=== GIVEN INFORMATION ===

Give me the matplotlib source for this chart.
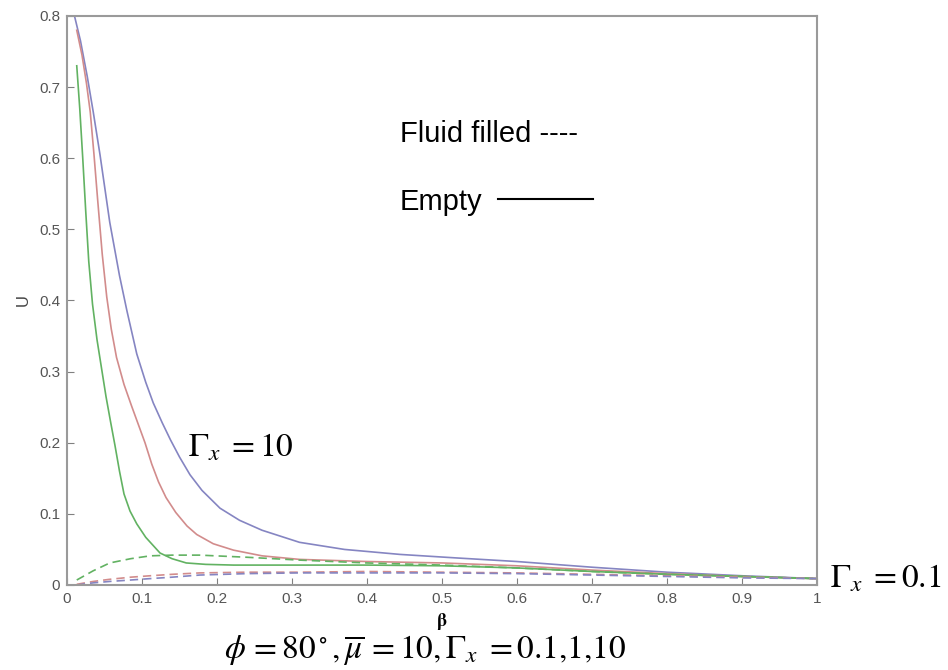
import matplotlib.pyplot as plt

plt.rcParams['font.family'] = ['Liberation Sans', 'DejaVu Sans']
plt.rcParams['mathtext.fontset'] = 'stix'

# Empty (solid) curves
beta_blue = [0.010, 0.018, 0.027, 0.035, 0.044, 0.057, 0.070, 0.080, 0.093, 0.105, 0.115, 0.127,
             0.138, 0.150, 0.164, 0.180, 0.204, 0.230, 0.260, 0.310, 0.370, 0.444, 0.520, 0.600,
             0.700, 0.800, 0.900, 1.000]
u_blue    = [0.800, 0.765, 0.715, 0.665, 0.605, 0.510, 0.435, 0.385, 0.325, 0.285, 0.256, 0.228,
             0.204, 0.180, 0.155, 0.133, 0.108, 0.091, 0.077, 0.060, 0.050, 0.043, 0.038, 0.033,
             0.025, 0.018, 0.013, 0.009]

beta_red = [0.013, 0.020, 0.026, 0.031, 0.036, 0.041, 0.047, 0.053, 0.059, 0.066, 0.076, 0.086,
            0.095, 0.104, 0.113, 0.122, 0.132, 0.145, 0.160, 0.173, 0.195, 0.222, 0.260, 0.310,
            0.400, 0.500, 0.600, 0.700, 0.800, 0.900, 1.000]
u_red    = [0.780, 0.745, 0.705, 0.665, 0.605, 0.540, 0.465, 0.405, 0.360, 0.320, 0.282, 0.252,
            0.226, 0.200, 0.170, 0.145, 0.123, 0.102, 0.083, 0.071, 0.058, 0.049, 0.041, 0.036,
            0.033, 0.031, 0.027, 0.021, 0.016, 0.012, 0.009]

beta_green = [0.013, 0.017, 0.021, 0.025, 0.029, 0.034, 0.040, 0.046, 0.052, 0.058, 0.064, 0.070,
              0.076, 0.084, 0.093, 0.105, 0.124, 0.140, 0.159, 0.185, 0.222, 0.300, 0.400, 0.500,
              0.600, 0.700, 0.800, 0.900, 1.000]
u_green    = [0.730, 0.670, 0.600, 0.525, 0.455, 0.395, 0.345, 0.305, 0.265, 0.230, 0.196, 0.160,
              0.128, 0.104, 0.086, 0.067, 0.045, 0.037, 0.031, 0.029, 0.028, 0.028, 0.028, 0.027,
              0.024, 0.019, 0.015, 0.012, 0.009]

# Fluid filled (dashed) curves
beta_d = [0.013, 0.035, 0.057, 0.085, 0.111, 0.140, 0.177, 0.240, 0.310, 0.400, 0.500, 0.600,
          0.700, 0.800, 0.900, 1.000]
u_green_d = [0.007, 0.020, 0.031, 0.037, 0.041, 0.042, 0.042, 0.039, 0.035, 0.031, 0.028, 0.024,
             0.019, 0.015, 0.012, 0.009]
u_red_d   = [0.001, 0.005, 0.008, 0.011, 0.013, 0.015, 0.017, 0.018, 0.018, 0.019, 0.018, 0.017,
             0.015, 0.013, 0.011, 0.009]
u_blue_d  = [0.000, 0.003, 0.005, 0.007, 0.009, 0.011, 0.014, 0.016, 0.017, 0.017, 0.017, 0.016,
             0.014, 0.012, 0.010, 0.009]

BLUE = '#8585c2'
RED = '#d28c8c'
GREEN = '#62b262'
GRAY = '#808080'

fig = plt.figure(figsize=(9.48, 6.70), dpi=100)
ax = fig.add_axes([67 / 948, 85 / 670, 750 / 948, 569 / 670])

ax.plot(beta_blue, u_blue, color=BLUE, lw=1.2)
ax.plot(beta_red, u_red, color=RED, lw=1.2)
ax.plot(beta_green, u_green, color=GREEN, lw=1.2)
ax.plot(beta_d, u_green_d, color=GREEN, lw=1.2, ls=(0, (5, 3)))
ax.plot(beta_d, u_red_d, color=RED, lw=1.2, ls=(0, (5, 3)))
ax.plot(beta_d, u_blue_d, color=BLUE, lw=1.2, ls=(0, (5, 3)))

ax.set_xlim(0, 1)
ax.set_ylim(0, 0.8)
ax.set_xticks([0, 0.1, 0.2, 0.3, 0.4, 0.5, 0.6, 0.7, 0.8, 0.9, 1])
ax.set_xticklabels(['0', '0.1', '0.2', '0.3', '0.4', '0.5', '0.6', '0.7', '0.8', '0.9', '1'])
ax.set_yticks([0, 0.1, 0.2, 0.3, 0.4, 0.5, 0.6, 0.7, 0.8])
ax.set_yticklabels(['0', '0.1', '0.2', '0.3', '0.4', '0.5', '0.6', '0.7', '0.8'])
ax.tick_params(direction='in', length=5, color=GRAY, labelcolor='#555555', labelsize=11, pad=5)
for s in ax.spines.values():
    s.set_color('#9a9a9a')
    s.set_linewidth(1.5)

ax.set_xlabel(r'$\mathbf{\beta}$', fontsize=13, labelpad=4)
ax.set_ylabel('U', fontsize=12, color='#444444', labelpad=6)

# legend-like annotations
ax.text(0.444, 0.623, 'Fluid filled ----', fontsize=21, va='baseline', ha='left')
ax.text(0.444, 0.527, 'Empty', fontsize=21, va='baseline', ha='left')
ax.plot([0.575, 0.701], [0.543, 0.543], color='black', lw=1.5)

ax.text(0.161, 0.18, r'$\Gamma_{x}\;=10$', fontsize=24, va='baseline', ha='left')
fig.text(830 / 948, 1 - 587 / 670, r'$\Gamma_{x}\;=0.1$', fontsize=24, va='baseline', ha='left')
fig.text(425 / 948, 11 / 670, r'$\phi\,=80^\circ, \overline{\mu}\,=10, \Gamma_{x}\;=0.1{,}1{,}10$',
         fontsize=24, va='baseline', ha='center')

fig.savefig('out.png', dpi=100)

===
=== GIVEN INFORMATION ===

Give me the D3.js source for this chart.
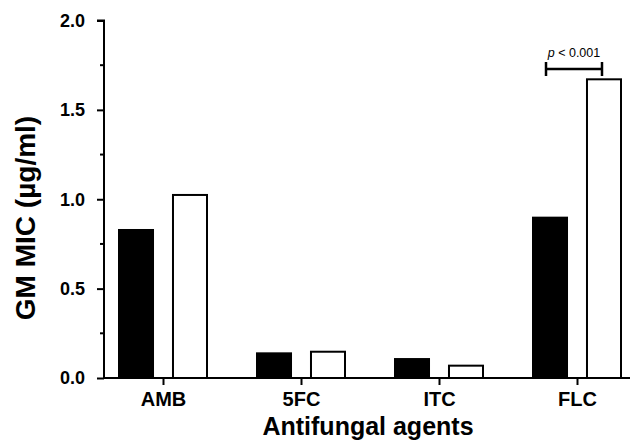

===

◆ **TASK**: Extract, without any images, the part of the material above that opens with the line containing "Give me the matplotlib source for this chart." and closes with the line containing "plt.rcParams['mathtext.fontset'] = 'stix'", both lines included.

◆ **SOLUTION**:
Give me the matplotlib source for this chart.
import matplotlib.pyplot as plt

plt.rcParams['font.family'] = ['Liberation Sans', 'DejaVu Sans']
plt.rcParams['mathtext.fontset'] = 'stix'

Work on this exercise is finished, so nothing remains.